Conservative readers will here blame today’s liberal bloc for the fact that we don’t get such consensus today, but the reality is that once Roberts and Samuel Alito hit the bench, the Federalist Society clock started ticking loudly: We’ve got our five now, boys, and we don’t know how long we’ll have them, so let’s get moving. Desegregation? Boom, 5-4! Equal pay? Bang, 5-4! Campaign finance? Zap, 5-4! And so on. The express point has been to radically remake society, without a hoot of concern about whether it was being done by five or seven or nine. In fact, to most conservatives, if a decision infuriated the Court’s four liberals, so much the better.
Some might argue here that I’d better just face the fact that the country has gotten more conservative. On a few things, yes—fiscal matters, certainly, and probably criminal justice. But on most matters that are court controversies, America has if anything become more liberal than it was 40 years ago. Certainly racial attitudes are far more liberal. But more liberal racial views didn’t stop Roberts’s bullheaded little majority from telling Seattle and Louisville that even though they had agreed to racial-mixing plans and were perfectly happy with them, they still couldn’t carry them out.

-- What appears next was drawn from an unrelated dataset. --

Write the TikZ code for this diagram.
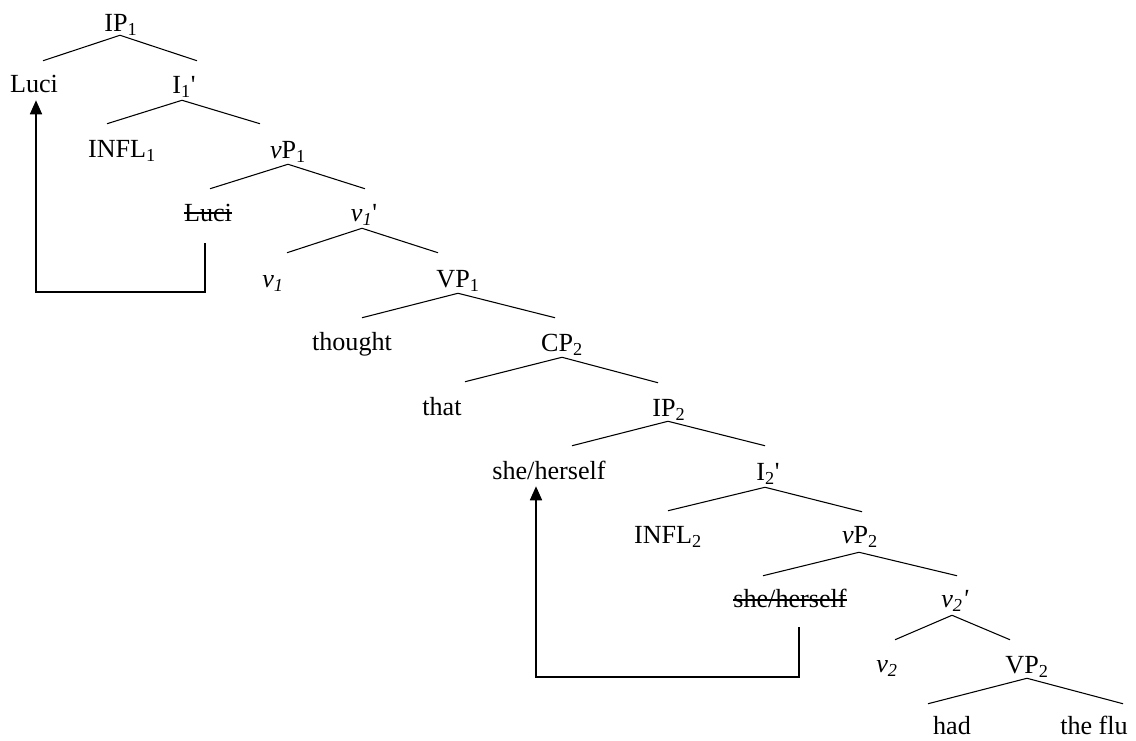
\documentclass[tikz,border=0pt]{standalone}
\usepackage{fontspec}
\setmainfont{Liberation Serif}
\usetikzlibrary{arrows.meta}
\begin{document}
\begin{tikzpicture}[x=0.75pt,y=-0.75pt,
  lab/.style={inner sep=0pt, anchor=base, text height=24.75pt, text depth=4.5pt,
              font=\fontsize{19.6}{24}\selectfont},
  leaf/.style={lab, text depth=0pt},
  branch/.style={line width=0.8pt},
  strikeline/.style={line width=1pt},
  movearrow/.style={line width=1.3pt, -{Triangle[length=10.5pt,width=9pt]}}]
\useasboundingbox (0,0) rectangle (1136,740);

% labels of the tree
\node[lab] (ip1)    at (121,31)  {IP\textsubscript{1}};
\node[lab] (luci)   at (34,92)   {Luci};
\node[lab] (i1)     at (184,93)  {I\textsubscript{1}\textquotesingle};
\node[lab] (infl1)  at (122,157) {INFL\textsubscript{1}};
\node[lab] (vp1)    at (288,158) {\textit{v}P\textsubscript{1}};
\node[lab] (lucit)  at (208,221) {Luci};
\node[lab] (v1bar)  at (364,221) {\textit{v\textsubscript{1}}\textquotesingle};
\node[lab] (v1)     at (273,287) {\textit{v\textsubscript{1}}};
\node[lab] (vp1big) at (458,287) {VP\textsubscript{1}};
\node[lab] (thought) at (352,350) {thought};
\node[lab] (cp2)    at (562,351) {CP\textsubscript{2}};
\node[lab] (that)   at (442,415) {that};
\node[lab] (ip2)    at (669,416) {IP\textsubscript{2}};
\node[lab] (she)    at (549,479) {she/herself};
\node[lab] (i2)     at (768,480) {I\textsubscript{2}\textquotesingle};
\node[lab] (infl2)  at (668,543) {INFL\textsubscript{2}};
\node[lab] (vp2)    at (860,543) {\textit{v}P\textsubscript{2}};
\node[lab] (shet)   at (790,607) {she/herself};
\node[lab] (v2bar)  at (955,607) {\textit{v\textsubscript{2}\textquotesingle}};
\node[lab] (v2)     at (887,672) {\textit{v\textsubscript{2}}};
\node[lab] (vp2big) at (1027,673) {VP\textsubscript{2}};
\node[leaf] (had)   at (952,734) {had};
\node[leaf] (flu)   at (1094,734) {the flu};

% struck-out copies
\draw[strikeline] ([shift={(0,-8)}]lucit.base west) -- ([shift={(0,-8)}]lucit.base east);
\draw[strikeline] ([shift={(0,-7)}]shet.base west) -- ([shift={(0,-7)}]shet.base east);

% branches
\draw[branch] ([shift={(-1,-2)}]ip1.south) -- ([shift={(9,2)}]luci.north);
\draw[branch] ([shift={(-1,-2)}]ip1.south) -- ([shift={(13,1)}]i1.north);
\draw[branch] ([shift={(-2,1)}]i1.south) -- ([shift={(-15,0)}]infl1.north);
\draw[branch] ([shift={(-2,1)}]i1.south) -- ([shift={(-28,-1)}]vp1.north);
\draw[branch] (vp1.south) -- ([shift={(2,1)}]lucit.north);
\draw[branch] (vp1.south) -- ([shift={(1,1)}]v1bar.north);
\draw[branch] ([shift={(-2,1)}]v1bar.south) -- ([shift={(14,-1)}]v1.north);
\draw[branch] ([shift={(-2,1)}]v1bar.south) -- ([shift={(-20,-1)}]vp1big.north);
\draw[branch] (vp1big.south) -- ([shift={(10,1)}]thought.north);
\draw[branch] (vp1big.south) -- ([shift={(-7,0)}]cp2.north);
\draw[branch] (cp2.south) -- ([shift={(23,0)}]that.north);
\draw[branch] (cp2.south) -- ([shift={(-11,0)}]ip2.north);
\draw[branch] ([shift={(-1,-1)}]ip2.south) -- ([shift={(23,0)}]she.north);
\draw[branch] ([shift={(-1,-1)}]ip2.south) -- ([shift={(-3,-1)}]i2.north);
\draw[branch] ([shift={(-3,1)}]i2.south) -- ([shift={(0,1)}]infl2.north);
\draw[branch] ([shift={(-3,1)}]i2.south) -- ([shift={(2,2)}]vp2.north);
\draw[branch] ([shift={(-1,3)}]vp2.south) -- ([shift={(-27,2)}]shet.north);
\draw[branch] ([shift={(-1,3)}]vp2.south) -- ([shift={(2,2)}]v2bar.north);
\draw[branch] ([shift={(-3,2)}]v2bar.south) -- ([shift={(8,1)}]v2.north);
\draw[branch] ([shift={(-3,2)}]v2bar.south) -- ([shift={(-17,0)}]vp2big.north);
\draw[branch] ([shift={(0,-1)}]vp2big.south) -- ([shift={(-24,3)}]had.north);
\draw[branch] ([shift={(0,-1)}]vp2big.south) -- ([shift={(29,3)}]flu.north);

% movement arrows
\draw[movearrow] ([shift={(-3,16)}]lucit.south) -- ++(0,49) -| ([shift={(2,2)}]luci.south);
\draw[movearrow] ([shift={(9,14)}]shet.south) -- ++(0,50) -| ([shift={(-13,1)}]she.south);
\end{tikzpicture}
\end{document}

So no, we’re not “more conservative.” The main thing that changed between then and now, instead, is that rabidly right-wing billionaires started throwing many millions of dollars into politics, forming and funding groups like the Federalist Society, which have managed to assert their will. They represent about the same 30 percent they represented back when Barry Goldwater won the GOP nomination. It’s just that now they’re organized and lavishly backed, whereas before they weren’t. In the 1960s, Nino Scalia would’ve ended up teaching at Notre Dame law school (where he belonged)—a crackpot speaker on a marginal rubber-chicken circuit that mainstream America could have blissfully ignored, instead of sitting on the highest court in the land imposing his 16th-century will on the rest of us.
And so: If we get a 5-4 ruling against the Affordable Health Care act or any part of it, this is the context to keep in mind. It will be another in a series of ferociously ideological one-vote-margin decisions from the court that we do not need history’s perspective to decide is far and away America’s most ideological.